Critical to rational thought is the distinction between knowledge and opinion. In The Republic Book VI 508d3-8 Knowledge is purely illumined by the Truth and “what is” which produces understanding. When the soul is mixed with obscurity and transitory ideas it becomes bereft of understanding and is left with opinion.
Returning to the concept of Form, Plato believes the most important Form is the Good because it illumines the other virtues, which then makes those virtues useful and beneficial. Plato cannot speak directly of the Good because he thinks he merely possess an opinion which he considers shameful.
Socrates in Plato’s dialogues uses the simile of the Sun to consider the Form of the Good. The role of the Sun links the sense of sight with the power to see. The analogy between sight and knowledge is established with this metaphor. The Sun enables an eye to see, so too the Form of the Good enables the soul to apprehend the One and the Beautiful, as well as the other virtues. The capacity to understand depends on the amount of ‘light’ received by the human soul. In the realm of the visible, the light available changes and thus opinions are more readily formed. Within the realm of the invisible, light does not change, and knowledge is ascertained.
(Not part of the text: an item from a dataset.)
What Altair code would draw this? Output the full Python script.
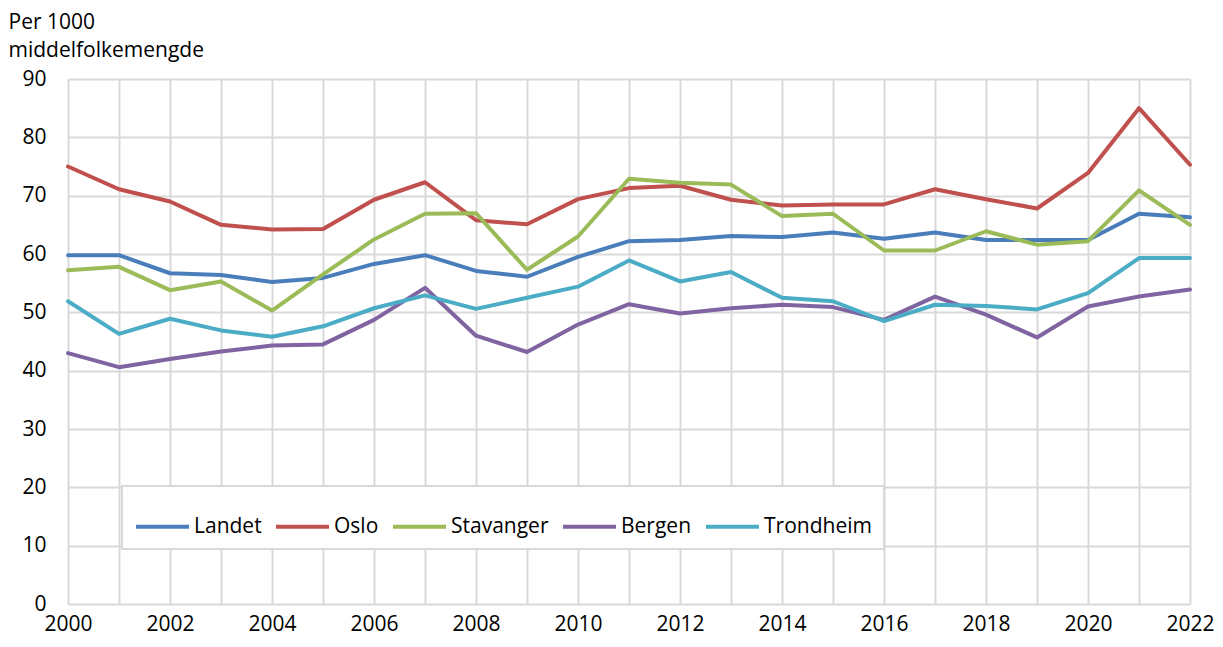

Philosophy is a hard discipline in part because the use of images, analogies, and metaphors are needed to explain intangible ideas. Man starts with the things he understands in the visible changing world to describe and understand the invisible and unchanging world of Forms. Plato was most definitely a positive turn because man is shown to be capable of reasoned thought. This is a noble concept, which is at the root of the dignity of man.